Simply put, the policemen put themselves in shoes of a criminal and write down a detailed step by step procedure in the commissioning of a crime. Thereafter, they concentrate on ‘script disruption’, where interventions at certain stages of the criminal’s actions prevent him for carrying out his criminal act. For instance: jails in Australia reported several cases of inmates scalding other prisoners with hot liquids. The solution came in the form of thermos flasks with narrow opening that did not allow liquids to be thrown at each other. In case of Delhi too it would not be impossible for police to build a script of rapes that are committed. The ease with which criminals can use means of public transportation to pick up unsuspecting victims comes immediately to mind.

Moreover, little application of mind would show that crimes against women are concentrated in time and space, or go in conjunction with other crimes. That could serve as a starting point for police in Delhi to frame a strategy on how to best use its limited resources for maximum deterrent effect. It is by using such scientific means that police forces in developed countries have been able to reduce crime rates to lowest than they have ever been.

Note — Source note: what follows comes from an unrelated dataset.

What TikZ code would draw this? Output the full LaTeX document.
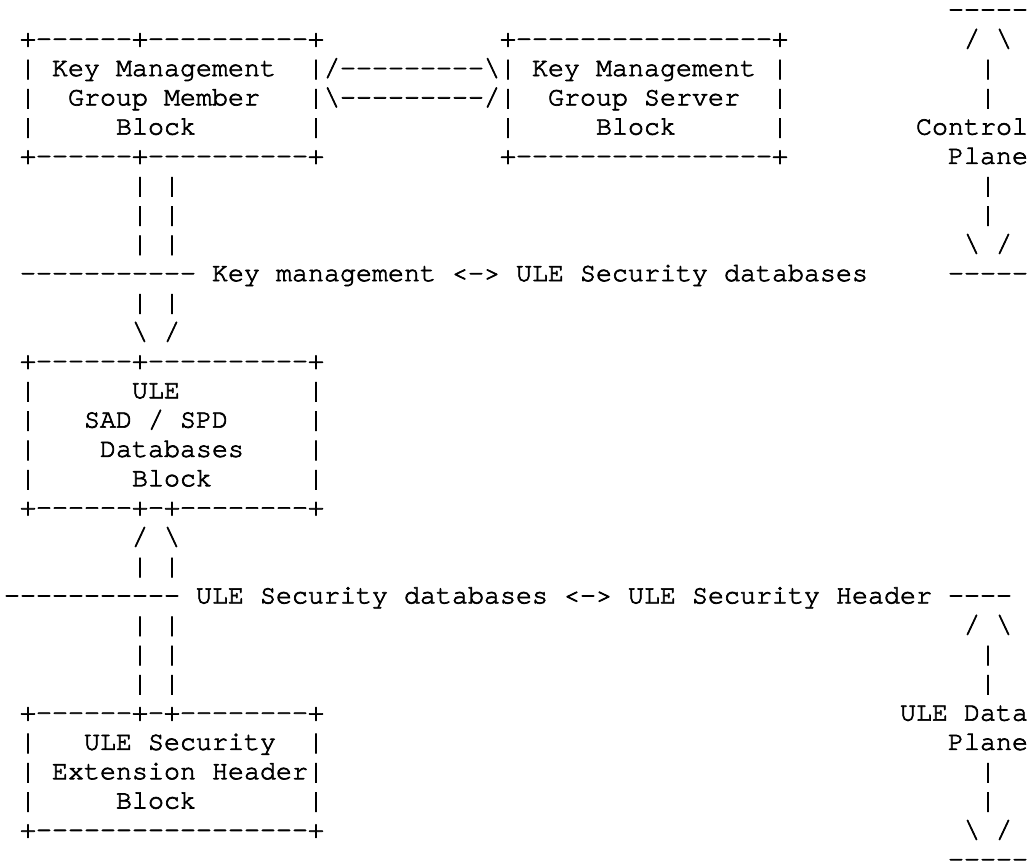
\documentclass[tikz,border=0pt]{standalone}
\usepackage{fontspec}
\setmonofont[FakeBold=2.5]{TeX Gyre Cursor}
\newcommand\bsl{\char92\relax}
\begin{document}
\begin{tikzpicture}[x=16bp,y=-29.3bp,
  txt/.style={font=\ttfamily\fontsize{26.667bp}{29.3bp}\selectfont,anchor=base west,inner sep=0pt,outer sep=0pt},
  edgebar/.style={txt,text height=10bp,text depth=-5bp}]
\fill[white] (0,0) rectangle (64.3125,29.454);
\useasboundingbox (0,0) rectangle (64.3125,29.454);
\begin{scope}[shift={(0.25,0.594)}]
% row 0
\node[edgebar] (cpTop) at (59,0) {-----};
% row 1
\node[txt] (gmTop) at (1,1) {+------+----------+};
\node[txt] (gsTop) at (31,1) {+----------------+};
\node[txt] (cpUp) at (60,1) {/ \bsl};
% row 2
\node[txt] (gmL2) at (1,2) {|};
\node[txt] (gmT1) at (3,2) {Key Management};
\node[txt] (linkA) at (19,2) {|/---------\bsl|};
\node[txt] (gsT1) at (33,2) {Key Management};
\node[txt] (gsR2) at (48,2) {|};
\node[txt] (cpV1) at (61,2) {|};
% row 3
\node[txt] (gmL3) at (1,3) {|};
\node[txt] (gmT2) at (4,3) {Group Member};
\node[txt] (linkB) at (19,3) {|\bsl---------/|};
\node[txt] (gsT2) at (34,3) {Group Server};
\node[txt] (gsR3) at (48,3) {|};
\node[txt] (cpV2) at (61,3) {|};
% row 4
\node[txt] (gmL4) at (1,4) {|};
\node[txt] (gmT3) at (7,4) {Block};
\node[txt] (gmR4) at (19,4) {|};
\node[txt] (gsL4) at (31,4) {|};
\node[txt] (gsT3) at (37,4) {Block};
\node[txt] (gsR4) at (48,4) {|};
\node[txt] (cpT1) at (57,4) {Control};
% row 5
\node[txt] (gmBot) at (1,5) {+------+----------+};
\node[txt] (gsBot) at (31,5) {+----------------+};
\node[txt] (cpT2) at (59,5) {Plane};
% rows 6-8
\node[txt] (kmA1) at (8,6) {| |};
\node[txt] (cpV3) at (61,6) {|};
\node[txt] (kmA2) at (8,7) {| |};
\node[txt] (cpV4) at (61,7) {|};
\node[txt] (kmA3) at (8,8) {| |};
\node[txt] (cpDn) at (60,8) {\bsl{} /};
% row 9
\node[txt] (kmLine) at (1,9) {----------- Key management <-> ULE Security databases};
\node[txt] (cpBot) at (59,9) {-----};
% rows 10-11
\node[txt] (kmA4) at (8,10) {| |};
\node[txt] (kmHead) at (8,11) {\bsl{} /};
% rows 12-17 database block
\node[txt] (dbTop) at (1,12) {+------+----------+};
\node[txt] (dbL13) at (1,13) {|};
\node[txt] (dbT1) at (8,13) {ULE};
\node[txt] (dbR13) at (19,13) {|};
\node[txt] (dbL14) at (1,14) {|};
\node[txt] (dbT2) at (5,14) {SAD / SPD};
\node[txt] (dbR14) at (19,14) {|};
\node[txt] (dbL15) at (1,15) {|};
\node[txt] (dbT3) at (6,15) {Databases};
\node[txt] (dbR15) at (19,15) {|};
\node[txt] (dbL16) at (1,16) {|};
\node[txt] (dbT4) at (8,16) {Block};
\node[txt] (dbR16) at (19,16) {|};
\node[txt] (dbBot) at (1,17) {+------+-+--------+};
% rows 18-19
\node[txt] (shHead) at (8,18) {/ \bsl};
\node[txt] (shA1) at (8,19) {| |};
% row 20
\node[txt] (shLine) at (0,20) {----------- ULE Security databases <-> ULE Security Header ----};
% rows 21-23
\node[txt] (shA2) at (8,21) {| |};
\node[txt] (dpUp) at (60,21) {/ \bsl};
\node[txt] (shA3) at (8,22) {| |};
\node[txt] (dpV1) at (61,22) {|};
\node[txt] (shA4) at (8,23) {| |};
\node[txt] (dpV2) at (61,23) {|};
% rows 24-28 header block
\node[txt] (ehTop) at (1,24) {+------+-+--------+};
\node[txt] (dpT1) at (56,24) {ULE Data};
\node[txt] (ehL25) at (1,25) {|};
\node[txt] (ehT1) at (5,25) {ULE Security};
\node[txt] (ehR25) at (19,25) {|};
\node[txt] (dpT2) at (59,25) {Plane};
\node[txt] (ehL26) at (1,26) {|};
\node[txt] (ehT2) at (3,26) {Extension Header|};
\node[txt] (dpV3) at (61,26) {|};
\node[txt] (ehL27) at (1,27) {|};
\node[txt] (ehT3) at (7,27) {Block};
\node[txt] (ehR27) at (19,27) {|};
\node[txt] (dpV4) at (61,27) {|};
\node[txt] (ehBot) at (1,28) {+-----------------+};
\node[txt] (dpDn) at (60,28) {\bsl{} /};
\node[edgebar] (dpBot) at (59,29) {-----};
\end{scope}
\end{tikzpicture}
\end{document}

As is the case every time, after this rape case in Delhi too, we hear platitudes about falling moral standards of society, with the blame for the crime being laid on factors as wide ranging as erosion of family values to deindividualization of people in a metro.

This kind of approach in reality is a disservice to women as it offers no solutions. At this stage it would be pertinent to remember that the instances of perverts making lewd calls to women – which was a common phenomena in 1990s – dropped to virtually nil within a few years not because the Indian male underwent some sort of moral renaissance, but because phones started coming with caller IDs, and in a way disrupted the script.